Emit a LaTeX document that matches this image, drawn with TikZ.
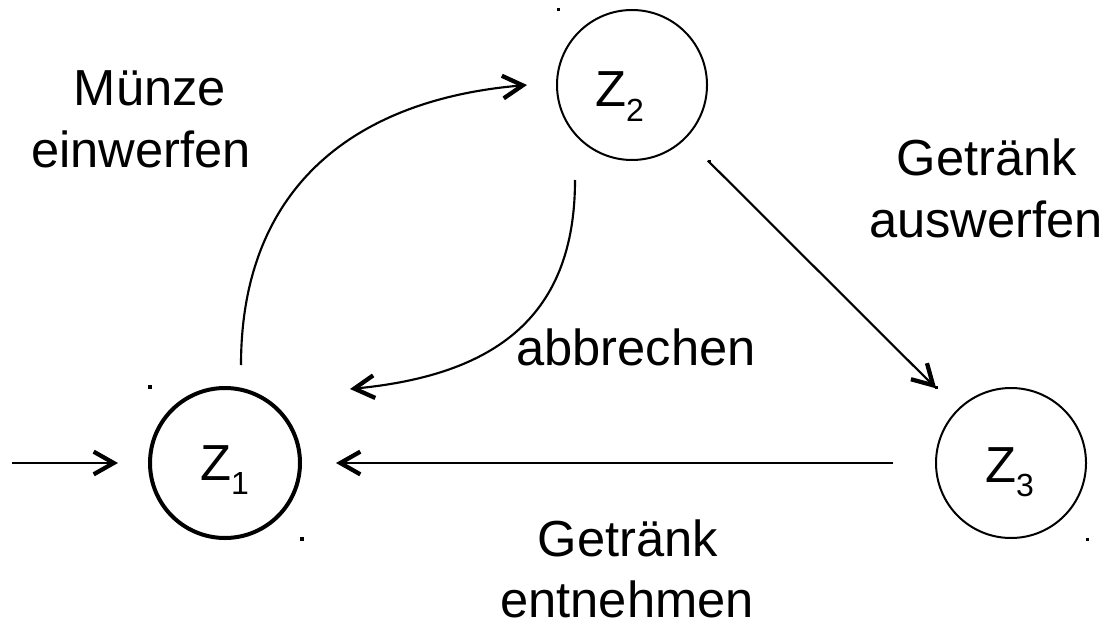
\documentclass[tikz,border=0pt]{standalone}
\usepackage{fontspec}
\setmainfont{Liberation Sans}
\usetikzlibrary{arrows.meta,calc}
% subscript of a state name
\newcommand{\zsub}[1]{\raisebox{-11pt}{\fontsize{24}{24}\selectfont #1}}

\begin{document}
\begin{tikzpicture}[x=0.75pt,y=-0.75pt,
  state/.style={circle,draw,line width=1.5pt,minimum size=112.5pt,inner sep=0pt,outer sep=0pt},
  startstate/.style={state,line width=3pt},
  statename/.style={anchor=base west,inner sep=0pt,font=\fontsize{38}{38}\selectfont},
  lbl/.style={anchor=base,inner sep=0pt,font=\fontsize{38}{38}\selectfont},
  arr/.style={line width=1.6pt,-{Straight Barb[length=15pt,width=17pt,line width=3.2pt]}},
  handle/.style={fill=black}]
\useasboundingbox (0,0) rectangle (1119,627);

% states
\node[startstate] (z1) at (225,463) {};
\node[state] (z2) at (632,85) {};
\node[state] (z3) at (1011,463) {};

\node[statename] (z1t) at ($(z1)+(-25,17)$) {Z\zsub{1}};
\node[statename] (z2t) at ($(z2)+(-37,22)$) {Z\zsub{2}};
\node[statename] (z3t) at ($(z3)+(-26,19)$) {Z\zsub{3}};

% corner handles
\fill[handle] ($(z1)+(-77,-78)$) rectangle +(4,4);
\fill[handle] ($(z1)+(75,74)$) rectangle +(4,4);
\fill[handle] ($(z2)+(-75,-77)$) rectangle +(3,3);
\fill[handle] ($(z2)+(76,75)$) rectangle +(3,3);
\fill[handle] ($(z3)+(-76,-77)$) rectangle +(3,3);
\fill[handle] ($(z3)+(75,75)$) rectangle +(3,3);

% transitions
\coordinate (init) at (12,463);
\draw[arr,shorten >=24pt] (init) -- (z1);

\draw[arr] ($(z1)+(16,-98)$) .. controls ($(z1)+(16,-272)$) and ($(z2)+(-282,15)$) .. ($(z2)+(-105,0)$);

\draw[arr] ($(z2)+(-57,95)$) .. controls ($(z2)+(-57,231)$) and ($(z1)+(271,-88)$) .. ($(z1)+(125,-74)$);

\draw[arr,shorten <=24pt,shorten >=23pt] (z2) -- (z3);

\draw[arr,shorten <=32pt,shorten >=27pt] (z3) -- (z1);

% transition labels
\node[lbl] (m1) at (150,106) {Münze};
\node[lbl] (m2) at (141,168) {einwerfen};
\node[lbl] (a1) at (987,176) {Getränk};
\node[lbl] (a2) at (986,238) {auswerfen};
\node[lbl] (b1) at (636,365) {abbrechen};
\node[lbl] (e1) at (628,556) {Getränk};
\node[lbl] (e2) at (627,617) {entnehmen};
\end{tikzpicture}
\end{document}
________________________________________
Quote, exactly and only, the lines from the first line of the data above through the line containing "<=32pt,shorten >=27pt] (z3) -- (z1);". The pictures do not belong in it.

Emit a LaTeX document that matches this image, drawn with TikZ.
\documentclass[tikz,border=0pt]{standalone}
\usepackage{fontspec}
\setmainfont{Liberation Sans}
\usetikzlibrary{arrows.meta,calc}
% subscript of a state name
\newcommand{\zsub}[1]{\raisebox{-11pt}{\fontsize{24}{24}\selectfont #1}}

\begin{document}
\begin{tikzpicture}[x=0.75pt,y=-0.75pt,
  state/.style={circle,draw,line width=1.5pt,minimum size=112.5pt,inner sep=0pt,outer sep=0pt},
  startstate/.style={state,line width=3pt},
  statename/.style={anchor=base west,inner sep=0pt,font=\fontsize{38}{38}\selectfont},
  lbl/.style={anchor=base,inner sep=0pt,font=\fontsize{38}{38}\selectfont},
  arr/.style={line width=1.6pt,-{Straight Barb[length=15pt,width=17pt,line width=3.2pt]}},
  handle/.style={fill=black}]
\useasboundingbox (0,0) rectangle (1119,627);

% states
\node[startstate] (z1) at (225,463) {};
\node[state] (z2) at (632,85) {};
\node[state] (z3) at (1011,463) {};

\node[statename] (z1t) at ($(z1)+(-25,17)$) {Z\zsub{1}};
\node[statename] (z2t) at ($(z2)+(-37,22)$) {Z\zsub{2}};
\node[statename] (z3t) at ($(z3)+(-26,19)$) {Z\zsub{3}};

% corner handles
\fill[handle] ($(z1)+(-77,-78)$) rectangle +(4,4);
\fill[handle] ($(z1)+(75,74)$) rectangle +(4,4);
\fill[handle] ($(z2)+(-75,-77)$) rectangle +(3,3);
\fill[handle] ($(z2)+(76,75)$) rectangle +(3,3);
\fill[handle] ($(z3)+(-76,-77)$) rectangle +(3,3);
\fill[handle] ($(z3)+(75,75)$) rectangle +(3,3);

% transitions
\coordinate (init) at (12,463);
\draw[arr,shorten >=24pt] (init) -- (z1);

\draw[arr] ($(z1)+(16,-98)$) .. controls ($(z1)+(16,-272)$) and ($(z2)+(-282,15)$) .. ($(z2)+(-105,0)$);

\draw[arr] ($(z2)+(-57,95)$) .. controls ($(z2)+(-57,231)$) and ($(z1)+(271,-88)$) .. ($(z1)+(125,-74)$);

\draw[arr,shorten <=24pt,shorten >=23pt] (z2) -- (z3);

\draw[arr,shorten <=32pt,shorten >=27pt] (z3) -- (z1);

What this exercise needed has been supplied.